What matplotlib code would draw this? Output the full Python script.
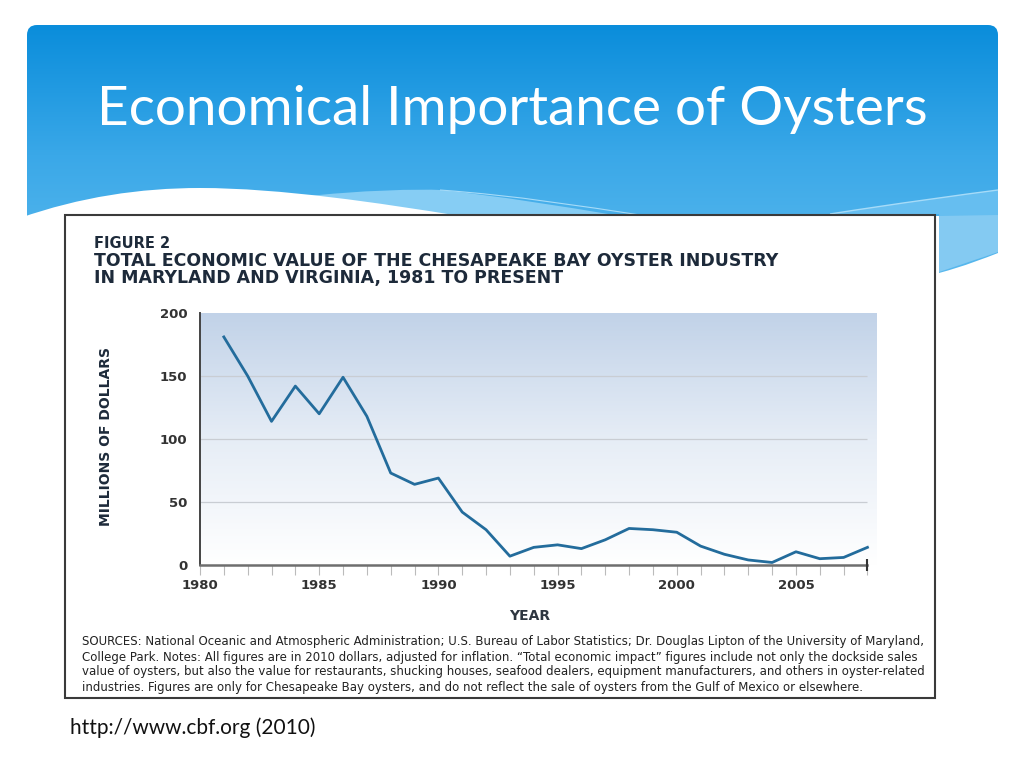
import numpy as np
import matplotlib
matplotlib.use('Agg')
from matplotlib import pyplot as plt
from matplotlib.patches import FancyBboxPatch, PathPatch, Rectangle
from matplotlib.path import Path

years = list(range(1981, 2009))
values = [181, 150, 114, 142, 120, 149, 118, 73, 64, 69, 42, 28, 7, 14,
          16, 13, 20, 29, 28, 26, 15, 8.5, 4, 2, 10.5, 5, 6, 14]
y_ticks = [0, 50, 100, 150, 200]
grid_vals = [50, 100, 150]
x_tick_years = list(range(1980, 2009))

slide_title = 'Economical Importance of Oysters'
fig_label = 'FIGURE 2'
fig_title = ['TOTAL ECONOMIC VALUE OF THE CHESAPEAKE BAY OYSTER INDUSTRY',
             'IN MARYLAND AND VIRGINIA, 1981 TO PRESENT']
sources = [
    'SOURCES: National Oceanic and Atmospheric Administration; U.S. Bureau of Labor Statistics; Dr. Douglas Lipton of the University of Maryland,',
    'College Park. Notes: All figures are in 2010 dollars, adjusted for inflation. \u201cTotal economic impact\u201d figures include not only the dockside sales',
    'value of oysters, but also the value for restaurants, shucking houses, seafood dealers, equipment manufacturers, and others in oyster-related',
    'industries. Figures are only for Chesapeake Bay oysters, and do not reflect the sale of oysters from the Gulf of Mexico or elsewhere.',
]
footer = 'http://www.cbf.org (2010)'

W, H = 1024, 768
fig = plt.figure(figsize=(10.24, 7.68), dpi=100)
fig.patch.set_facecolor('white')

# slide background in pixel coords
bg = fig.add_axes([0, 0, 1, 1])
bg.set_xlim(0, W)
bg.set_ylim(H, 0)
bg.axis('off')

panel = FancyBboxPatch((27, 25), 971, 260, boxstyle='round,pad=0,rounding_size=10',
                       fc='none', ec='none')
bg.add_patch(panel)
grad = np.linspace(0, 1, 256).reshape(-1, 1)
cmap = matplotlib.colors.LinearSegmentedColormap.from_list('b', ['#0a8ddb', '#3aa8e8', '#5cbaee'])
im = bg.imshow(grad, extent=[27, 998, 285, 25], cmap=cmap, aspect='auto', zorder=1)
im.set_clip_path(panel)

M, L, C = Path.MOVETO, Path.LINETO, Path.CURVE4

# lighter wisp on the left
wisp = Path([(300, 197), (360, 190), (420, 189), (440, 190),
             (500, 196), (560, 206), (620, 216),
             (460, 216), (300, 197)],
            [M, C, C, C, C, C, C, L, L])
bg.add_patch(PathPatch(wisp, fc='#86cdf4', ec='none', zorder=2))
bg.plot([640, 720], [215, 215], alpha=0)

# lighter wisp on the right
rwisp = Path([(830, 214), (900, 203), (960, 195), (998, 190),
              (998, 252), (975, 262), (939, 272), (939, 214), (830, 214)],
             [M, C, C, C, L, C, C, L, L])
bg.add_patch(PathPatch(rwisp, fc='#66bef0', ec='none', zorder=2))
bg.add_patch(PathPatch(Path([(939, 216), (939, 272), (960, 265), (998, 252), (998, 215)],
                            [M, L, L, L, L]), fc='#84caf2', ec='none', zorder=2))
bg.add_patch(PathPatch(Path([(830, 214), (900, 203), (960, 195), (998, 190)], [M, C, C, C]),
                       fc='none', ec='#a6dbf8', lw=1, zorder=2))
bg.add_patch(PathPatch(Path([(440, 190), (520, 196), (580, 206), (640, 215)], [M, C, C, C]),
                       fc='none', ec='#a6dbf8', lw=0.8, zorder=2))

# white sweep under the panel
white = Path([(20, 218), (80, 197), (140, 188), (200, 188),
              (280, 188), (380, 203), (460, 216),
              (939, 216), (939, 273), (965, 266), (985, 258), (998, 253),
              (1010, 253), (1010, 300), (20, 300), (20, 218)],
             [M, C, C, C, C, C, C, L, L, C, C, C, L, L, L, L])
bg.add_patch(PathPatch(white, fc='white', ec='none', zorder=3))

bg.text(512, 110, slide_title, color='white', fontsize=39.5, family='Lato',
        ha='center', va='center', zorder=5)

box = Rectangle((65, 215), 870, 483, fc='white', ec='#3a3a3a', lw=1.5, zorder=4)
bg.add_patch(box)

navy = '#1d2a3a'
bg.text(94, 244, fig_label, color=navy, fontsize=10.5, weight='bold',
        va='center', zorder=5)
bg.text(94, 261, fig_title[0], color=navy, fontsize=12.5, weight='bold',
        va='center', zorder=5)
bg.text(94, 278, fig_title[1], color=navy, fontsize=12.5, weight='bold',
        va='center', zorder=5)
bg.text(106, 437, 'MILLIONS OF DOLLARS', color=navy, fontsize=10, weight='bold',
        rotation=90, ha='center', va='center', zorder=5)
bg.text(530, 616, 'YEAR', color='#2e3640', fontsize=10, weight='bold',
        ha='center', va='center', zorder=5)
for i, line in enumerate(sources):
    bg.text(82, 642 + i * 15, line, color='#222222', fontsize=8.45,
            va='center', zorder=5)

bg.text(70, 728, footer, color='#111111', fontsize=15, family='Lato',
        va='center', zorder=5)

# chart
x0, x1, ytop, ybot = 200, 877, 313, 565
ax = fig.add_axes([x0 / W, (H - ybot) / H, (x1 - x0) / W, (ybot - ytop) / H], zorder=6)
ax.set_xlim(1980, 2008.4)
ax.set_ylim(0, 200)
ax.patch.set_alpha(0)
cm2 = matplotlib.colors.LinearSegmentedColormap.from_list('g', ['#ffffff', '#e6edf6', '#c1d2e8'])
ax.imshow(grad, extent=[1980, 2008.4, 0, 200], cmap=cm2, origin='lower',
          aspect='auto', zorder=0)
ax.hlines(grid_vals, 1980, 2008, color='#c9cdd3', lw=0.9, zorder=1)
ax.plot(years, values, color='#236c9c', lw=2.0, zorder=3, solid_joinstyle='round')

for s in ['top', 'right']:
    ax.spines[s].set_visible(False)
ax.spines['left'].set_color('#444444')
ax.spines['left'].set_linewidth(1.4)
ax.spines['bottom'].set_color('#6e6e6e')
ax.spines['bottom'].set_linewidth(1.8)
ax.spines['bottom'].set_bounds(1980, 2008)
ax.set_xticks(x_tick_years)
ax.set_xticklabels([str(y) if y % 5 == 0 else '' for y in x_tick_years])
ax.set_yticks(y_ticks)
ax.tick_params(axis='x', length=7, width=0.8, color='#bbbbbb', pad=3,
               labelsize=9.5, labelcolor='#333333')
ax.tick_params(axis='y', length=0, pad=9, labelsize=9.5, labelcolor='#333333')
for lab in ax.get_xticklabels() + ax.get_yticklabels():
    lab.set_fontweight('bold')
ax.vlines(2008, -5, 5, color='#333333', lw=1.5, clip_on=False, zorder=4)

fig.savefig('out.png', dpi=100)
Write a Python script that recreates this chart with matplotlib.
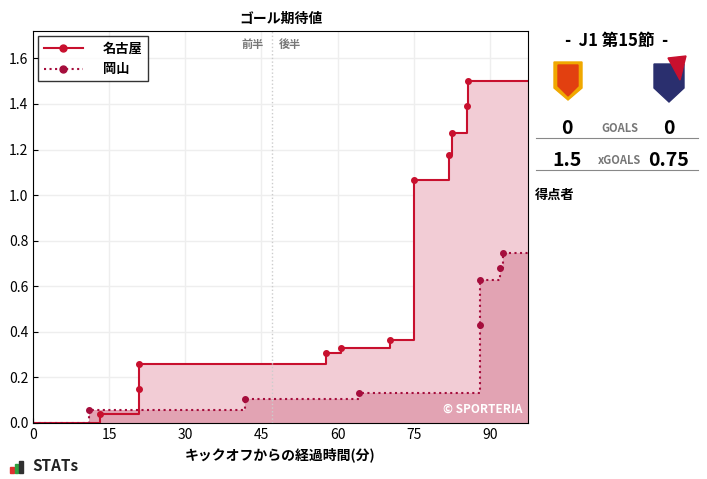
import matplotlib
matplotlib.use("Agg")
import matplotlib.pyplot as plt
from matplotlib.patches import Polygon, Rectangle

plt.rcParams['font.family'] = ['Noto Sans CJK JP', 'DejaVu Sans']

nagoya_t = [0, 13.2, 20.8, 20.8, 57.8, 60.6, 70.4, 75.1, 81.9, 82.5, 85.5, 85.7, 97.5]
nagoya_v = [0, 0.038, 0.148, 0.26, 0.309, 0.328, 0.365, 1.068, 1.174, 1.273, 1.392, 1.499, 1.499]
okayama_t = [0, 11.1, 41.7, 64.2, 88.0, 88.0, 92.0, 92.6, 97.5]
okayama_v = [0, 0.057, 0.105, 0.13, 0.43, 0.629, 0.68, 0.746, 0.746]
xticks = [0, 15, 30, 45, 60, 75, 90]
yticks = [0, 0.2, 0.4, 0.6, 0.8, 1.0, 1.2, 1.4, 1.6]
half_time = 47

fig = plt.figure(figsize=(7.07, 4.79), dpi=100)
ax = fig.add_axes([33/707, 1-423/479, 495/707, 392/479])
c1 = '#c8102e'; c2 = '#a50d3c'
ax.fill_between(nagoya_t, nagoya_v, step='post', color='#f2ccd5', lw=0)
ax.fill_between(okayama_t, okayama_v, step='post', color='#e2a3b3', lw=0)
ax.step(nagoya_t, nagoya_v, where='post', color=c1, lw=1.5)
ax.step(okayama_t, okayama_v, where='post', color=c2, lw=1.5, ls=':')
ax.plot(nagoya_t[1:-1], nagoya_v[1:-1], 'o', color=c1, ms=4)
ax.plot(okayama_t[1:-1], okayama_v[1:-1], 'o', color=c2, ms=4)
ax.plot([], [], '-o', color=c1, ms=5, lw=1.5, label='名古屋')
ax.plot([], [], ':o', color=c2, ms=5, lw=1.5, label='岡山')
ax.axvline(half_time, color='#cccccc', ls=':', lw=1)
ax.text(half_time-1.5, 1.66, '前半', ha='right', va='center', fontsize=8, color='#777777', fontweight='bold')
ax.text(half_time+1.5, 1.66, '後半', ha='left', va='center', fontsize=8, color='#777777', fontweight='bold')
ax.set_xlim(0, 97.5); ax.set_ylim(0, 1.72)
ax.set_xticks(xticks); ax.set_yticks(yticks)
ax.tick_params(direction='in', labelsize=10)
ax.grid(color='#eeeeee', lw=1)
ax.set_axisbelow(True)
ax.set_title('ゴール期待値', fontsize=10, fontweight='bold')
ax.set_xlabel('キックオフからの経過時間(分)', fontsize=10, fontweight='bold')
leg = ax.legend(loc='upper left', fancybox=False, edgecolor='black', handlelength=3, handletextpad=1.5,
                prop={'weight': 'bold', 'size': 9.5}, borderaxespad=0.4)
leg.get_frame().set_linewidth(1)
ax.text(96.5, 0.03, '© SPORTERIA', ha='right', va='bottom', fontsize=8.5, color='white', fontweight='bold')

# right panel
fig.text(617/707, 1-41/479, '-  J1 第15節  -', ha='center', va='center', fontsize=12, fontweight='bold')
lax = fig.add_axes([540/707, 1-110/479, 160/707, 55/479]); lax.axis('off')
lax.set_xlim(0, 160); lax.set_ylim(0, 55)
lax.add_patch(Polygon([[14, 48], [42, 48], [42, 22], [28, 10], [14, 22]], color='#f0a800'))
lax.add_patch(Polygon([[18, 45], [38, 45], [38, 24], [28, 14], [18, 24]], color='#e24010'))
lax.add_patch(Polygon([[114, 46], [144, 46], [144, 22], [129, 8], [114, 22]], color='#2a2f6e'))
lax.add_patch(Polygon([[128, 52], [146, 54], [140, 30]], color='#c8102e'))
fig.text(567/707, 1-128/479, '0', ha='center', va='center', fontsize=14, fontweight='bold')
fig.text(620/707, 1-128/479, 'GOALS', ha='center', va='center', fontsize=8, fontweight='bold', color='#777777')
fig.text(669/707, 1-128/479, '0', ha='center', va='center', fontsize=14, fontweight='bold')
fig.add_artist(plt.Line2D([536/707, 698/707], [1-138/479]*2, color='#888888', lw=0.8))
fig.text(567/707, 1-160/479, '1.5', ha='center', va='center', fontsize=14, fontweight='bold')
fig.text(619/707, 1-160/479, 'xGOALS', ha='center', va='center', fontsize=8, fontweight='bold', color='#777777')
fig.text(669/707, 1-160/479, '0.75', ha='center', va='center', fontsize=14, fontweight='bold')
fig.add_artist(plt.Line2D([536/707, 698/707], [1-170/479]*2, color='#888888', lw=0.8))
fig.text(535/707, 1-195/479, '得点者', ha='left', va='center', fontsize=9.5, fontweight='bold')

for i, (h, col) in enumerate([(6, '#e03030'), (9, '#30a040'), (12, '#303030')]):
    fig.add_artist(Rectangle(((10+i*4.5)/707, 1-473/479), 3.5/707, h/479, color=col))
fig.text(32/707, 1-466/479, 'STATs', ha='left', va='center', fontsize=11, fontweight='bold', color='#222222')

fig.savefig('out.png', dpi=100)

★ ★ ★ ★

● **What you are asked to do**:
Look for the word "chart" and return every line where it occurs.

● **Result of the task**:
# chart
Write a Python script that recreates this chart with matplotlib.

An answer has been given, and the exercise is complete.